* RECORDS FOR THIS EXERCISE:
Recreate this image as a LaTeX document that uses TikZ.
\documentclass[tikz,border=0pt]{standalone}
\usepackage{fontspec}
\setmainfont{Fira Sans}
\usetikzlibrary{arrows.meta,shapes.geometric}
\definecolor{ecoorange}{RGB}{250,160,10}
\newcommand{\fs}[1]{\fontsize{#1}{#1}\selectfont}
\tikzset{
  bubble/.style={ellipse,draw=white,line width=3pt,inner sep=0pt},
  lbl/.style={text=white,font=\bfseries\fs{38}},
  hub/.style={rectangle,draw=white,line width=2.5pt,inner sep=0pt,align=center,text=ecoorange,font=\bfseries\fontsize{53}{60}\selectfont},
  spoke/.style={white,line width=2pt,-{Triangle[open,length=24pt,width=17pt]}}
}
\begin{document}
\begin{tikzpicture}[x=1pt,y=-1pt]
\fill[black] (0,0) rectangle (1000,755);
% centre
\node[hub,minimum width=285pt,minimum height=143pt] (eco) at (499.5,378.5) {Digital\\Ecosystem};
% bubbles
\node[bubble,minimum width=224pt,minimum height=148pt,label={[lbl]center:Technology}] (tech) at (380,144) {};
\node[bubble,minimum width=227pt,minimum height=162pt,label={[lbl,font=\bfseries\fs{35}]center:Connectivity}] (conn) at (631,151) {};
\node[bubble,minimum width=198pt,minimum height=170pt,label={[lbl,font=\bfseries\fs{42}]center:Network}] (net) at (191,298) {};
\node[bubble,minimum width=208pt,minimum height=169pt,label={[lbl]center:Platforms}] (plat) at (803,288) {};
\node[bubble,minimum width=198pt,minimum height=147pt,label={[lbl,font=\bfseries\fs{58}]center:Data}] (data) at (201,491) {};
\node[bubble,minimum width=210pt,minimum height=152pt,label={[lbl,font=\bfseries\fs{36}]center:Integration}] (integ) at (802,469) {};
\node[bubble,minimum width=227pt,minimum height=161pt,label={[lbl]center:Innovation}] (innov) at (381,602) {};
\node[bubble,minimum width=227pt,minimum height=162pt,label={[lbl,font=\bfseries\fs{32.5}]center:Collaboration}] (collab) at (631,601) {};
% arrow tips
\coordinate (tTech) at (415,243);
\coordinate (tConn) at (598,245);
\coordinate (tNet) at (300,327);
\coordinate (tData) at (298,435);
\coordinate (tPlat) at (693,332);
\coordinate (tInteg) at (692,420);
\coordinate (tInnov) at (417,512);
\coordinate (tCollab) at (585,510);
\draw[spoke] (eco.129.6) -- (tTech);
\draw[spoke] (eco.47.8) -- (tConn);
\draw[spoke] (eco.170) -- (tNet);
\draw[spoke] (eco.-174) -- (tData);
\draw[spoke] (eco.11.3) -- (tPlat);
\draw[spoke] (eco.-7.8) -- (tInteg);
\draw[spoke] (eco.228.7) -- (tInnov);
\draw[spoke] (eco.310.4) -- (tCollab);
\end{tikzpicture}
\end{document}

...

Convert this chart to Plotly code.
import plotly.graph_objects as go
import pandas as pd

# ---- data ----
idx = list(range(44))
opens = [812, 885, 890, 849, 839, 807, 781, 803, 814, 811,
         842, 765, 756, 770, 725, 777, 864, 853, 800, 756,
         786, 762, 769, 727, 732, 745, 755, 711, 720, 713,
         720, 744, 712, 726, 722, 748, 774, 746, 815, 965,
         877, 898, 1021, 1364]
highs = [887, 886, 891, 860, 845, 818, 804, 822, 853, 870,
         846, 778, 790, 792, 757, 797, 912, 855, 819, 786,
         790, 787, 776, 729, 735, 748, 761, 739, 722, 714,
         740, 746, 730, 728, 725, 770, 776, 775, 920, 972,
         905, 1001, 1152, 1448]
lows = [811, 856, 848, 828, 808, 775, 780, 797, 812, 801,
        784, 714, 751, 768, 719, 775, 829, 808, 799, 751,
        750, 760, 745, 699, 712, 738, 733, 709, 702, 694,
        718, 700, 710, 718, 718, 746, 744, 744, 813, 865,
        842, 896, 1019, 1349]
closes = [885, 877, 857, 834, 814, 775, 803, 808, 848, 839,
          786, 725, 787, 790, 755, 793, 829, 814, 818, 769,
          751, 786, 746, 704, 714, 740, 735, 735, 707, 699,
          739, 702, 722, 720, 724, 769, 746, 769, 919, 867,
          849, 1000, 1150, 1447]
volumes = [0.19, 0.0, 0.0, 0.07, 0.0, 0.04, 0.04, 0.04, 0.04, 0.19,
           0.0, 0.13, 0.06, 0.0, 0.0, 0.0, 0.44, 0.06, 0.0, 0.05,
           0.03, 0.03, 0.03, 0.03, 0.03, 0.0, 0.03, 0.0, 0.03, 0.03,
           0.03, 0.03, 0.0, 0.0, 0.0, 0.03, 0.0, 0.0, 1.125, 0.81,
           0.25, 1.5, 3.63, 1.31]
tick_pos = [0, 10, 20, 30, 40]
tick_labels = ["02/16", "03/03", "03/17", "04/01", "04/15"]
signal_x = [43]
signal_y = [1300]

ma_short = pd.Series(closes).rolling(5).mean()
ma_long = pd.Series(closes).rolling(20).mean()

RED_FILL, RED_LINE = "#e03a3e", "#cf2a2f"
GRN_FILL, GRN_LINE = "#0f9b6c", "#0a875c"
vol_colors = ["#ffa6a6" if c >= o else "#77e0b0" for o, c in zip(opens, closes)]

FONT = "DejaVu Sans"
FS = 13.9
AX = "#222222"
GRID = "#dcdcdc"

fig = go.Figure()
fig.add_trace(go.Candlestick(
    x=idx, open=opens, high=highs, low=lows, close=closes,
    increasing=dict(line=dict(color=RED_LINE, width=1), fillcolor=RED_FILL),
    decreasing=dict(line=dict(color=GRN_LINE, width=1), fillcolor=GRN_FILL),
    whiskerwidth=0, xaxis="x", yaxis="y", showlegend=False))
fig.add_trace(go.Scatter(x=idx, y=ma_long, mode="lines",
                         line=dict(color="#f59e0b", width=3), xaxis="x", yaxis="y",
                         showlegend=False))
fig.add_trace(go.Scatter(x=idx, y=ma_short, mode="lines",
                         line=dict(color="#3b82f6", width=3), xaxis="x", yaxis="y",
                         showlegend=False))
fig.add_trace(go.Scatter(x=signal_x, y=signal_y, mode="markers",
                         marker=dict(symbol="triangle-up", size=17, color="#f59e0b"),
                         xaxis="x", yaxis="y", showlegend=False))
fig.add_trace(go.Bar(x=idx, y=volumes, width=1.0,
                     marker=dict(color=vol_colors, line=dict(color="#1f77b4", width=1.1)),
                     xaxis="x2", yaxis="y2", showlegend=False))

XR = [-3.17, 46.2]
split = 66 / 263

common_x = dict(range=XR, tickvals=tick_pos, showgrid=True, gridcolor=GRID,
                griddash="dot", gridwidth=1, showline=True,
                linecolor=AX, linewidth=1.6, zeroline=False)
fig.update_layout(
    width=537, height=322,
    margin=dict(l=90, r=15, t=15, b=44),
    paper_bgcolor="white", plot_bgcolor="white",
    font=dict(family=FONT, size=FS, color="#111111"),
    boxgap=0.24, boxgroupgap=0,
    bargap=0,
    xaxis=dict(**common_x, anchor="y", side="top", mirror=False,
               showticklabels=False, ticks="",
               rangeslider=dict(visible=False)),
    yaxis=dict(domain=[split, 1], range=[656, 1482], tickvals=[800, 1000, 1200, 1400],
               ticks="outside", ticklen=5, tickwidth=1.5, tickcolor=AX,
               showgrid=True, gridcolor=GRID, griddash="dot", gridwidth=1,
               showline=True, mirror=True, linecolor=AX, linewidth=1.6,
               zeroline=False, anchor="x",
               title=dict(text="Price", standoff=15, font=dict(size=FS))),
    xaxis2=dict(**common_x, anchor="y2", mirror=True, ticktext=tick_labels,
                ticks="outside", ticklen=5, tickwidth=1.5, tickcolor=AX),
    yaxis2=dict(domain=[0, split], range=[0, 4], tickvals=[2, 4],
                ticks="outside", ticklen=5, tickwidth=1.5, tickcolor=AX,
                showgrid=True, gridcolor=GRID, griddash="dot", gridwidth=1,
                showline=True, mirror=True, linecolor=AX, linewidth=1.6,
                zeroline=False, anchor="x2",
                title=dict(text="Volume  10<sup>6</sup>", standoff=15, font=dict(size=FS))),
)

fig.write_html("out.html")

* WHAT IS REQUIRED: Copy the records above exactly, beginning at the line that contains "Convert this chart to Plotly code." and stopping after the line that contains "import pandas as pd".

* ANSWER TO THIS TASK:
Convert this chart to Plotly code.
import plotly.graph_objects as go
import pandas as pd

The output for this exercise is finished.